すでに生じている現実に対してシステム1(直感的思考)は即座に反応しますが、まだ起きていない現実にシステム1(直感的思考)は反応することができません。従って将来に対する後悔については、システム2(論理的思考)が対応するしかないのです。
将来に対する反実思考は、過去に対する学習機能を予防機能に転化させます。
後悔をしてから学ぶのではなく、後悔をする前に学ぶのです。
このとき、感情は将来への“アラーム(警報)”として働き、システム2(論理的思考)が生み出した仮想が、システム1(直感的思考)の行動動機へと変わります。
理性が描いた「もしも」が、感情の世界を動かし、感情が理性に「今動け」と信号を返す。この循環が起動するとき、将来の後悔は今行動するエネルギーに変わります。
5. 予期的後悔が押す「行動のスイッチ」
多くの人が「やるべきだと分かっているのに動けない」と感じるのは、システム2(論理的思考)だけでは、システム1(直感的思考)に行動を起こさせるほどの感情的リアリティを与えることができないからです。
予期的後悔は、その感情的リアリティを後悔する前に予め体験させてくれます。

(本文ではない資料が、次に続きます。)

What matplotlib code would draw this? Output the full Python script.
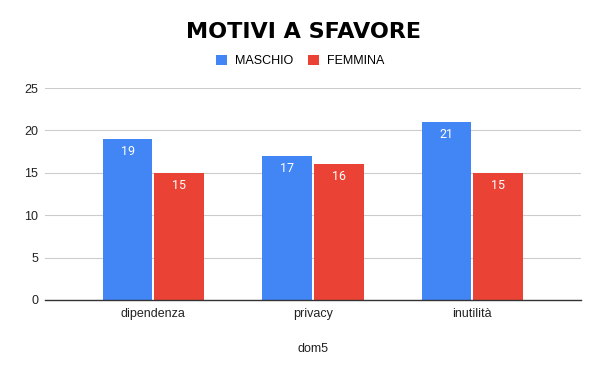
import numpy as np
import matplotlib.pyplot as plt

categories = ['dipendenza', 'privacy', 'inutilità']
maschio = [19, 17, 21]
femmina = [15, 16, 15]
series_names = ['MASCHIO', 'FEMMINA']
colors = ['#4285F4', '#EA4335']
yticks = [0, 5, 10, 15, 20, 25]

plt.rcParams['font.family'] = ['Liberation Sans', 'DejaVu Sans']

fig = plt.figure(figsize=(6, 3.71), dpi=100)
ax = fig.add_axes([0.075, 0.1914, 0.893, 0.5714])

x = np.arange(len(categories))
w = 0.3125
gap = 0.006
bars1 = ax.bar(x - w / 2 - gap, maschio, w, color=colors[0], label=series_names[0], zorder=3)
bars2 = ax.bar(x + w / 2 + gap, femmina, w, color=colors[1], label=series_names[1], zorder=3)

for bars in (bars1, bars2):
    for b in bars:
        ax.text(b.get_x() + b.get_width() / 2, b.get_height() - 0.7, str(int(b.get_height())),
                ha='center', va='top', color='white', fontsize=9, family='Roboto', zorder=4)

ax.set_xlim(-0.68, 2.68)
ax.set_ylim(0, 25)
ax.set_yticks(yticks)
ax.set_xticks(x)
ax.set_xticklabels(categories)
ax.tick_params(axis='both', length=0, labelsize=9, colors='#222222')
ax.tick_params(axis='x', pad=6)
ax.tick_params(axis='y', pad=5)
ax.grid(axis='y', color='#cccccc', linewidth=0.8, zorder=0)
for s in ['top', 'right', 'left']:
    ax.spines[s].set_visible(False)
ax.spines['bottom'].set_color('#333333')
ax.spines['bottom'].set_linewidth(1)
ax.spines['bottom'].set_zorder(5)

ax.set_xlabel('dom5', fontsize=9, color='#222222', labelpad=16)

fig.text(0.505, 0.915, 'MOTIVI A SFAVORE', ha='center', va='center',
         fontsize=16, fontweight='heavy', family='DejaVu Sans', color='black')

fig.legend(loc='center', bbox_to_anchor=(0.5, 0.835), ncol=2, frameon=False,
           fontsize=9, handlelength=0.9, handleheight=0.9, handletextpad=0.6,
           columnspacing=1.2)

fig.savefig('out.png', dpi=100)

知るのではなく、将来の痛みをわずかに感じ取ることで、目の前のことを裁くのに忙しいシステム1(直感的思考)が「これは自分ごとだ」と認識し、行動のスイッチが入るのです。
つまり、予期的後悔とは、反実思考(仮想)を介して、理性と感情が共同で意思決定をつくり上げるシステムなのです。
6. しかし、問題はどうやってシステム2(論理的思考)を起動するか?
ここで一つの本質的な問いが生まれます。
そもそも、私たちはなぜ未来について考えないのでしょうか。
その理由は明確です。
過去や現在においては、外界の出来事が刺激となってシステム1(直感的思考)を動かします。
しかし未来には、まだ何も起きていない。
人間はあるものは認識しますが、ないものは認識しません
だから、将来に対してはシステム1(直感的思考)は沈黙したままで、システム2(論理的思考)も起動しないまま“思考の空白”が生まれてしまうのはごく当然なのです。
将来を考えるという行為は、自動的には起きません。
それは外部から何らかの“きっかけ”を与えなければ起動しないのです。
未来の痛みが今ここの感情として立ち上がった瞬間、システム1(直感的思考)は「動かねば!」と判断します。しかし、その痛みを引き起こす条件”x”がなければ、システム2(論理的思考)も動きようがないのです。
その”きっかけ”がファクターxです。
ファクターxなしには予期的後悔はあり得ず、行動の変容もありません。
ファクターxについては第7章にて扱います。